Revenue increased for the first time in a key unit -- cognitive solutions, including its Watson artificial intelligence platform -- that the company has been touting as crucial to future growth. The second-quarter results may signal that CEO Ginni Rometty is making good on her promise to shift IBM’s software and services offerings to match customers’ increasing appetite for cloud-based solutions. It’s been an uphill battle. Overall, sales have declined 17 quarters in a row while margins narrowed.

IBM's results Monday “underscore that the company is beginning to find an inflection point,” said Bill Kreher, an analyst with Edward Jones & Co. “We may begin to see the company grow as a whole as soon as next year.”

Second-quarter sales gained 3.5 percent to $4.7 billion in the cognitive solutions group, including analytics and security software products. This is the first time since Armonk, New York-based IBM reorganized its segments that cognitive solutions has registered a revenue increase, after declining the previous five quarters.

CFO Martin Schroeter highlighted Cognos and Watson products in the analytics portfolio as the major reasons for the increase. The sales growth in the cognitive solutions unit was also buoyed by deals, he said, pointing to the integration of the Weather Co. assets and Truven Health Analytics into Watson.

Shares were little changed at 10:50 a.m. Tuesday in New York, the first time in four quarters the stock didn’t tumble in reaction to an earnings report. IBM is up 16 percent this year through Monday.

Higher Expectations

To keep up the momentum, IBM will have to prove that it can meet expectations for its full-year earnings forecast of at least $13.50 a share. This means that more than 60 percent of its profit will have to come from the latter half of 2016, with most of the pressure on the last quarter.

It won’t be easy -- IBM’s gross profit margins have narrowed the last three quarters. Schroeter has said previously that the company’s investments and restructuring have compressed margins, along with the shift to the as-a-service software model. He said Monday evening that new businesses in software will become more profitable as they ramp up, an effect the company will start to see this half of the year.

Schroeter said third quarter earnings per share should be in the mi-to-high range of 22 percent to 24 percent of the full year, suggesting a forecast of $3.11 to $3.24. As a result, IBM would have to report EPS of $4.96 to $5.09 for the last three months to keep its word. Acquisitions will have a smaller impact on profit for the remainder of the year, Schroeter said. IBM expects that profit during the final period of the year will be supported by savings from workforce rebalancing and reduced real estate expenses.

To convince the skeptics, IBM also needs to prove it can break out of a pattern.
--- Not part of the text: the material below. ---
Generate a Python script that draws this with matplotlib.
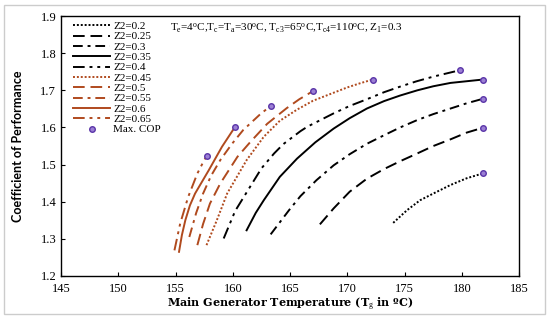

For the last two years, the company missed its original full-year earnings projections, lowering forecasts both times in the third quarter.

IBM’s goal for the year is possibly achievable, but “unlikely” given the past two years, especially with projections of “relatively modest benefit from its restructuring and acquisitions,” Sanford C. Bernstein & Co. analyst Toni Sacconaghi wrote in a note. “Guidance points to Q4 needing to enjoy the highest sequential improvement in the last 9 years.”

In the first half of this year, IBM spent $5.4 billion on deals, closing 11 of them. Acquisitions added a two-percentage-point boost to revenue this quarter and is expected to add more to the top line during the second half of the year, Schroeter said on an earnings call late Monday. He didn’t specify how much acquisitions helped each group within the company.

IBM mixes the products from the acquisitions into software and services it sells to customers, which is why the purchases have helped multiple divisions of the company, Schroeter said in an interview.

“IBM has made some prudent investments, and now it appears they’re beginning to pay off,” Kreher said. “It certainly does ramp up expectations.”